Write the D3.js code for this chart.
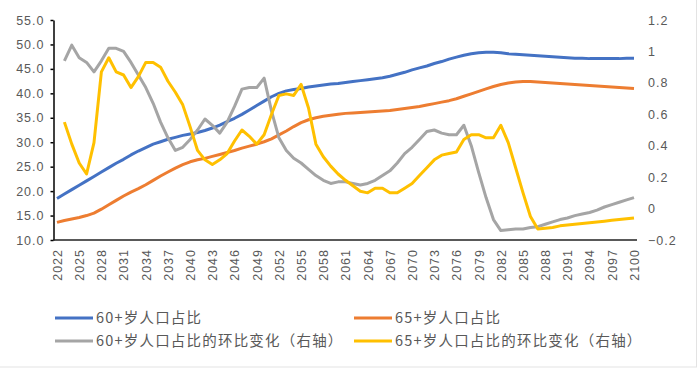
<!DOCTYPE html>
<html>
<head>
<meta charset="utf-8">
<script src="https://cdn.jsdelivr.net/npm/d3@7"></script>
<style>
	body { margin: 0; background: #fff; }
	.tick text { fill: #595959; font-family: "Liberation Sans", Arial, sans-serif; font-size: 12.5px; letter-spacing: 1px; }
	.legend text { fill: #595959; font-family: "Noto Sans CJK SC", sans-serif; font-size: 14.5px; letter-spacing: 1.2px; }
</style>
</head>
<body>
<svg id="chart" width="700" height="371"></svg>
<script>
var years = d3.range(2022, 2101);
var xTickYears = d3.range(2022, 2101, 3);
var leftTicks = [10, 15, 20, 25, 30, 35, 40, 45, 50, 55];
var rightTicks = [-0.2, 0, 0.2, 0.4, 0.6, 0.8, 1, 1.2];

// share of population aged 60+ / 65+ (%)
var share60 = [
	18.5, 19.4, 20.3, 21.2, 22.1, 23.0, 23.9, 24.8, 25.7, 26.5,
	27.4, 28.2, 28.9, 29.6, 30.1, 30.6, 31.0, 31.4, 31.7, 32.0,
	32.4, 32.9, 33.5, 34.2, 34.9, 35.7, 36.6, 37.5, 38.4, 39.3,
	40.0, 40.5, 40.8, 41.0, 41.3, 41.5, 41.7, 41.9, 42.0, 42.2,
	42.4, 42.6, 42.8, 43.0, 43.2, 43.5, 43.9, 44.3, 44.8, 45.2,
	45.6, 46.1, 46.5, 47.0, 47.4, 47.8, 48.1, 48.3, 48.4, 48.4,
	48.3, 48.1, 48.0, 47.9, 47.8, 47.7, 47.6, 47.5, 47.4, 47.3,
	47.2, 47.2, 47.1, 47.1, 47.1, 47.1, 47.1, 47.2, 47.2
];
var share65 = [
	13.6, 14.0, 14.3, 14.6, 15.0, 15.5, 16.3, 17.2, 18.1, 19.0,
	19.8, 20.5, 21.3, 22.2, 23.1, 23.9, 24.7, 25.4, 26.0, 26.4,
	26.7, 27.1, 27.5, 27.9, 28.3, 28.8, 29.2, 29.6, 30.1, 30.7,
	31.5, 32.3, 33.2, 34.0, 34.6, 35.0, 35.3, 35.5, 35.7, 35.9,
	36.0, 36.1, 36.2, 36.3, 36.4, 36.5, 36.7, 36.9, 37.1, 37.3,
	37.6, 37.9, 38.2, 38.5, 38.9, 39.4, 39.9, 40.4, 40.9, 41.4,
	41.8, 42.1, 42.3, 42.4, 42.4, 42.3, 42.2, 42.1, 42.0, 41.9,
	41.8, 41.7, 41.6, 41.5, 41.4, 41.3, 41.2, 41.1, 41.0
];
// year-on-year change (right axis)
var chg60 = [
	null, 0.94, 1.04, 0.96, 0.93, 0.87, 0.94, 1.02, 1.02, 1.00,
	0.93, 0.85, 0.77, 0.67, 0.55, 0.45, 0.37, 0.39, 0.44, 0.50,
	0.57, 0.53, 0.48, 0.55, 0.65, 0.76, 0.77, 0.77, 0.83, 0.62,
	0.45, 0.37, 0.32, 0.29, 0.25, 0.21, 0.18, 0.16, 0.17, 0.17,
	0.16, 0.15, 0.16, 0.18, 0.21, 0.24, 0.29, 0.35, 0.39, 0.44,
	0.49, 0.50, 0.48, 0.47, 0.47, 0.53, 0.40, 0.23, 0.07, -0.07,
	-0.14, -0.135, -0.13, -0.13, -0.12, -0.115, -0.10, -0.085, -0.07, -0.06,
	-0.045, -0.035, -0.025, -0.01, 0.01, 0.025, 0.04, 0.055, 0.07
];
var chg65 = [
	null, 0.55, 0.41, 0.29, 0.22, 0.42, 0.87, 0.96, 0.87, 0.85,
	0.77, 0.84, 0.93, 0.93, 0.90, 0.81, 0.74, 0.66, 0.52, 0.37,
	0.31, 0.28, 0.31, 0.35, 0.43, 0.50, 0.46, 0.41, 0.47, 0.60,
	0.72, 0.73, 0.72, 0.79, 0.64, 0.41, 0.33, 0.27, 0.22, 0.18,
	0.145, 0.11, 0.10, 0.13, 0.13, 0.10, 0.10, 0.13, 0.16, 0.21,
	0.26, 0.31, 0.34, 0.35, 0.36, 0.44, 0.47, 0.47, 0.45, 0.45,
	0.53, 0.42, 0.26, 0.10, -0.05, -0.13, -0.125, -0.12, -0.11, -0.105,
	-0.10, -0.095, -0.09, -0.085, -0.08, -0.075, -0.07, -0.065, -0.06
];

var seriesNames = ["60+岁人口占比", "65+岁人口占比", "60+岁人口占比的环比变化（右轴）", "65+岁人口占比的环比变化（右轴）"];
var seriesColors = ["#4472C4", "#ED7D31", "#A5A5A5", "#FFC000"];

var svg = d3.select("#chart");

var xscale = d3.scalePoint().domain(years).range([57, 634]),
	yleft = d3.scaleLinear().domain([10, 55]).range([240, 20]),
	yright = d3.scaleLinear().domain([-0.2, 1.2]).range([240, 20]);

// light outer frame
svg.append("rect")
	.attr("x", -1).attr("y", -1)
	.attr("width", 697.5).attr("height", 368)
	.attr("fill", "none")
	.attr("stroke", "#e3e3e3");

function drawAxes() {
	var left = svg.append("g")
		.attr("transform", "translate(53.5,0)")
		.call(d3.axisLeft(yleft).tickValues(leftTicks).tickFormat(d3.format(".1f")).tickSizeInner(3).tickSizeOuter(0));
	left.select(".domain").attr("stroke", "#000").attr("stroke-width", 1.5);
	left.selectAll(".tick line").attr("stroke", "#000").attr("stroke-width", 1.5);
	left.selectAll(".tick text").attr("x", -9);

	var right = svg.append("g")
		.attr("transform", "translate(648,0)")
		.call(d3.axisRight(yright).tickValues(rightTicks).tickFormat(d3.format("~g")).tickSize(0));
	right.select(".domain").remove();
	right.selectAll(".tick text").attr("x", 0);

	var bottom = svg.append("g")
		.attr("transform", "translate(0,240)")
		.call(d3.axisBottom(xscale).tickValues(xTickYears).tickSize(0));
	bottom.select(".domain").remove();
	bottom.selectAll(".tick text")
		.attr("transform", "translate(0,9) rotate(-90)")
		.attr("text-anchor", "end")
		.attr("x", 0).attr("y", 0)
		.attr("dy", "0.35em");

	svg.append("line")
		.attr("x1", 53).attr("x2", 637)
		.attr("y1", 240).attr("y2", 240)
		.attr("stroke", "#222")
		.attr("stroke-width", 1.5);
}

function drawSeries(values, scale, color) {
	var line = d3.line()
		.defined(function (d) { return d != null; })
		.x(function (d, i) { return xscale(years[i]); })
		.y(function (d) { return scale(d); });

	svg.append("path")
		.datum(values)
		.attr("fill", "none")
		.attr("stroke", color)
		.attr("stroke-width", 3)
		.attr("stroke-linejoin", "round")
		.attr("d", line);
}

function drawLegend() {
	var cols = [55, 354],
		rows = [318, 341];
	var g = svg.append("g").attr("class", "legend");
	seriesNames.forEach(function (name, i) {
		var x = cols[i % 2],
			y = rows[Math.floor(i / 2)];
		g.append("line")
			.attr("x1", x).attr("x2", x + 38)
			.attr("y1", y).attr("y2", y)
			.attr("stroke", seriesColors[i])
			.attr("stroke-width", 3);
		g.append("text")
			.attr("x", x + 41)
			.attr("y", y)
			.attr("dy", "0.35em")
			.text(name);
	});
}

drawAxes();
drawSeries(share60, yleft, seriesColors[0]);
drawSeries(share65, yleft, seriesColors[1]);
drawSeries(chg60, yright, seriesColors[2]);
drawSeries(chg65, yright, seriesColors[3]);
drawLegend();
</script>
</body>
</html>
-=-=-
> _Exercise requirements_:
Write out, word for word, the lines from the start of the data through the one holding "var rightTicks = [-0.2, 0, 0.2, 0.4, 0.6, 0.8, 1, 1.2];". Omit pictures.

> _Solution to the problem_:
Write the D3.js code for this chart.
<!DOCTYPE html>
<html>
<head>
<meta charset="utf-8">
<script src="https://cdn.jsdelivr.net/npm/d3@7"></script>
<style>
	body { margin: 0; background: #fff; }
	.tick text { fill: #595959; font-family: "Liberation Sans", Arial, sans-serif; font-size: 12.5px; letter-spacing: 1px; }
	.legend text { fill: #595959; font-family: "Noto Sans CJK SC", sans-serif; font-size: 14.5px; letter-spacing: 1.2px; }
</style>
</head>
<body>
<svg id="chart" width="700" height="371"></svg>
<script>
var years = d3.range(2022, 2101);
var xTickYears = d3.range(2022, 2101, 3);
var leftTicks = [10, 15, 20, 25, 30, 35, 40, 45, 50, 55];
var rightTicks = [-0.2, 0, 0.2, 0.4, 0.6, 0.8, 1, 1.2];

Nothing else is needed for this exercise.